Collards–also called collard greens–is a tall growing form of kale whose coarse leaves borne in tufts are eaten like greens. Collards are a cool season crop but they can stand more hot weather than cabbage or ordinary kale, and so are consequently grown in the South.
Georgia collards are the standard variety grown mostly in the South, where seedlings are started like cabbage in February or March for spring use. In the North, for a fall crop, collards are sown in midsummer.
Collards are a hardy biennial grown as an annual. Collards are cultivated like cabbage. Collards grow 2 to 4 feet tall (.6-1.2 m) with rosettes of large, non-heading, light green to dark green to purple waxy leaves growing on short trunk-like stems.

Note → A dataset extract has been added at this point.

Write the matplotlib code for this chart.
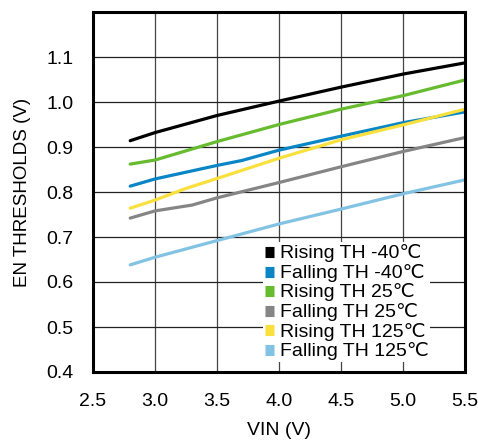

Collards are crowned by a loose cluster of cabbage-like leaves that do not form a head. Collards can be grown as a winter annual in the South by planting seeds in September and transplanting the seedlings to the garden; a harvest of the leaves begins in spring a few at a time. Seeds sown in spring will bear leaves for harvest the following fall or winter.
Collards Quick Growing Tips
- Start seed indoors 4 to 6 weeks before the last frost in spring.

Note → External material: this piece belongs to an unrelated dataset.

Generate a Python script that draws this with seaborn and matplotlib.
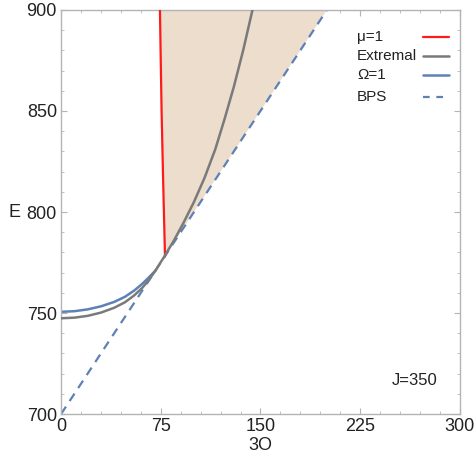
import numpy as np
import pandas as pd
import matplotlib
matplotlib.use('Agg')
import matplotlib.pyplot as plt
import seaborn as sns
from matplotlib.ticker import MultipleLocator

# values (x = 3O, y = E), J = 350
mu_x = [78.2, 77.3, 76.4, 75.6, 75.0, 74.4]
mu_E = [778.0, 802.0, 827.0, 851.0, 875.0, 900.0]

ext_x = [0, 10, 20, 30, 40, 48, 55, 61, 66, 71, 78, 85, 92, 100, 108, 116, 123, 130, 137, 144]
ext_E = [747.4, 747.7, 748.6, 750.2, 752.6, 755.3, 758.7, 762.4, 766.3, 771.0, 778.3, 786.0, 794.5,
         805.0, 817.0, 831.0, 846.0, 862.0, 880.0, 900.0]

omega_x = [0, 10, 20, 30, 40, 48, 55, 61, 66, 71]
omega_E = [750.6, 750.9, 751.8, 753.3, 755.5, 758.0, 761.1, 764.4, 767.6, 771.0]

bps_x = [0, 200]
bps_E = [700, 900]

# shaded region: red line down to the extremal curve, then back up along BPS
region_x = mu_x[::-1] + ext_x[10:8:-1] + [200]
region_E = mu_E[::-1] + ext_E[10:8:-1] + [900]

labels = ['\u03bc=1', 'Extremal', '\u03a9=1', 'BPS']
red = '#FF1A1A'
grey = '#7A7A7A'
blue = '#5E81B5'

sns.set_style('ticks')
plt.rcParams['font.family'] = ['Liberation Sans', 'DejaVu Sans']

fig = plt.figure(figsize=(4.77, 4.53), dpi=100)
ax = fig.add_axes([0.128, 0.086, 0.836, 0.892])

ax.fill(region_x, region_E, color='#EDDDCC', lw=0, zorder=1)

sns.lineplot(x=mu_x, y=mu_E, sort=False, estimator=None, color=red, lw=1.6, legend=False, ax=ax, zorder=3)
sns.lineplot(x=ext_x, y=ext_E, sort=False, estimator=None, color=grey, lw=1.8, legend=False, ax=ax, zorder=3)
sns.lineplot(x=omega_x, y=omega_E, sort=False, estimator=None, color=blue, lw=1.8, legend=False, ax=ax, zorder=2)
sns.lineplot(x=bps_x, y=bps_E, sort=False, estimator=None, color=blue, lw=1.6, ls=(0, (4, 3)),
             legend=False, ax=ax, zorder=2)

ax.set_xlim(0, 300)
ax.set_ylim(700, 900)
ax.xaxis.set_major_locator(MultipleLocator(75))
ax.xaxis.set_minor_locator(MultipleLocator(15))
ax.yaxis.set_major_locator(MultipleLocator(50))
ax.yaxis.set_minor_locator(MultipleLocator(10))

frame = '#B4B4B4'
for s in ax.spines.values():
    s.set_visible(True)
    s.set_color(frame)
    s.set_linewidth(1.0)
ax.tick_params(which='both', direction='in', top=True, right=True, color=frame,
               labelsize=13, labelcolor='#222222', pad=3)
ax.tick_params(which='major', length=4, width=0.8)
ax.tick_params(which='minor', length=2.5, width=0.6)

ax.set_xlabel('3O', fontsize=13, labelpad=1, color='#222222')
ax.set_ylabel('E', fontsize=13, rotation=0, color='#222222', ha='center', va='center')
ax.yaxis.set_label_coords(-0.118, 0.5)

ax.text(266, 716.5, 'J=350', fontsize=12, ha='center', va='center', color='#222222')

# legend: labels left-aligned, line samples on the right (Mathematica style)
styles = [dict(color=red, lw=1.6), dict(color=grey, lw=1.8),
          dict(color=blue, lw=1.8), dict(color=blue, lw=1.6, ls=(0, (3, 3)))]
rows = [0.933, 0.886, 0.839, 0.785]
for lab, st, yy in zip(labels, styles, rows):
    ax.text(0.742, yy, lab, transform=ax.transAxes, fontsize=11, ha='left', va='center', color='#222222')
    ax.plot([0.908, 0.972], [yy, yy], transform=ax.transAxes, **st)

fig.savefig('out.png', dpi=100)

- Sow seed outdoors when the soil can be worked in spring.
- Place transplants in the garden when they are 3 to 4 inches tall (7-10cm) as early as 3 to 4 weeks before the last frost in spring.
- In mild-winter regions, start seed in late summer for a winter or spring harvest.
- Mature plants can withstand temperatures as low as 20°F and as high as 95°F.
- Yield: Plant 2 to 3 collard plants per household member.
Where to Plant Collards
- Grow collards in full sun. Collards will grow in partial shade.
- Collards prefer well-drained fertile soil rich in organic matter with a soil pH of 6.5 to 7.5. Perform a soil test before planting.
- Add aged compost to planting beds in advance of planting especially where the soil is sandy.
Collards Planting Time
- Collards are a cool-weather crop and can tolerate temperatures as low as 20°F (-6.7°C).
- Collards are more tolerant of heat than cabbage.
- Collards are usually grown from transplants.
- Start seed indoors 4 to 6 weeks before the last frost in spring. Sow seed outdoors when the soil can be worked in spring. Seeds are tiny, dark, and round. Immature leaves sprout from double heart-shaped cotyledons.
- Place transplants in the garden when they are 3 to 4 inches (7-10cm) tall as early as 3 to 4 weeks before the last frost in spring.
- In most regions, collards can be planted in early spring and again in late summer for a fall crop or winter harvest.
- In late summer, directly sow seeds in the garden. In mild-winter regions, start seed in late summer for a winter or spring harvest.
- Sow collard seeds 1 inch (2.5cm) deep and 3 inches (7.6cm) apart.
- Thin collards from 12 to 18 inches (30-45 cm) apart when seedlings are big enough to lift by their true leaves. Replant thinned plants in another part of the garden.
- Space rows 24 inches (61cm) apart.
- Transplant thinned seedlings to another part of the garden when plants have 4 or 5 true leaves.
- Transplants that are leggy or have crooked stems should be set deeply up to their first leaves so that they won’t grow to be top-heavy.
- Plants that grow top-heavy may need staking.
- Plants started indoors can be transplanted to the garden 3 to 4 weeks before the last spring frost date. Remove the whole plant from its pot and loosen the root ball before transplanting into the garden.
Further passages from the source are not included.